Robin died that night, too. But unlike my somewhat ambivalent feelings towards Jeff, I loved Robin like a brother. Robin and I played baseball together. He lived down the street from my grandmother, and so we spent many afternoons playing together, and getting in trouble together. My own parents never “switched” me, but Robin’s mother sure has. More than a few times. We rode bicycles, we played backyard football, we stole candy out of the store together. We grew up together. Even today, I sometimes feel closer to Robin’s family than I do my own.

But when he died…so many bad memories of that time. We argued right before he died. My last words to him were a heated exchange. His favorite song, Stairway to Heaven, and how much I hated it. Something so stupid, so trivial…and how I swore that I would never let that happen again. How many times have I broken that promise since then…
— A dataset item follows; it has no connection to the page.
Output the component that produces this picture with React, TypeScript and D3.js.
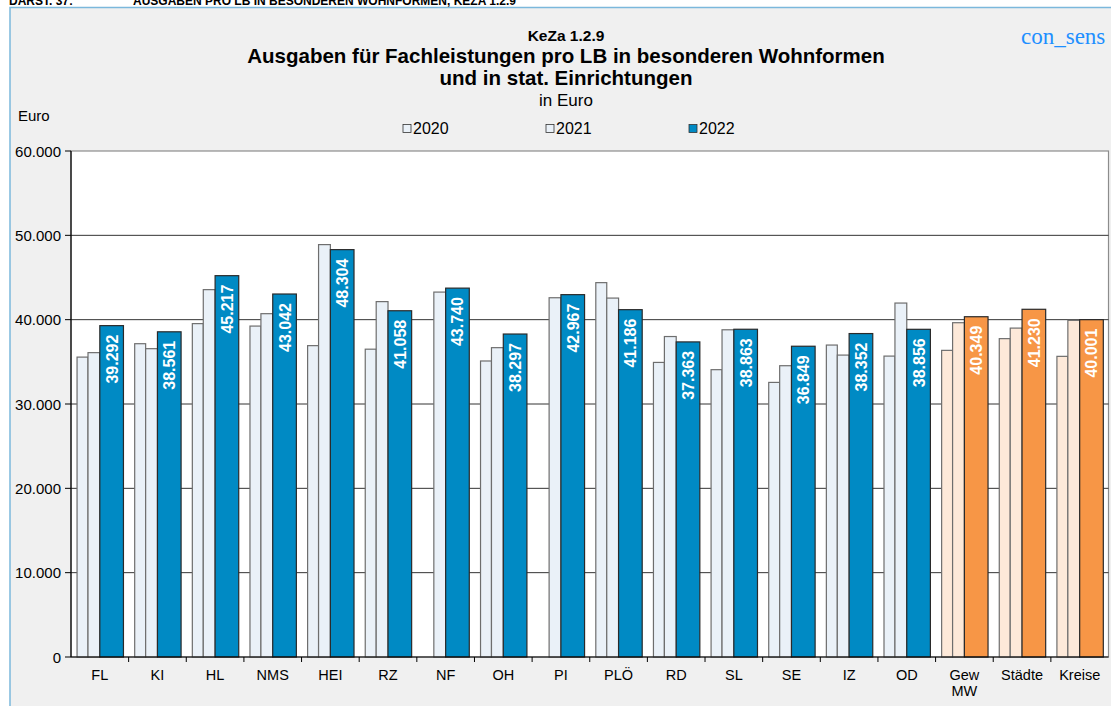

Those days and weeks after the accident were a whirlwind of emotion to me. Flashes of tears and hugs, being strong for those who couldn’t be strong on their own, being tender and compassionate to people who were unaccustomed to me being either tender or compassionate (God, I was so different then!), The dream I had where Robin came to me and told me to take care of his sisters, and how I did that, and how I still do that, even though they are grown and married and have kids of their own now. Lots and lots of wheels were set into motion that night, and some of them still haven’t stopped rolling. Perhaps they never will.

Because, even if the whole world has forgotten, the song remembers when.

I had many more examples I wanted to share in this post, and honestly, I didn’t intend this to be so much about Jeff and Robin…I meant for them just to be another anecdote in a long list of songs that always bring up memories, some pleasant, some sad. But that plan just doesn’t feel right anymore. 19 years later, I still miss those guys.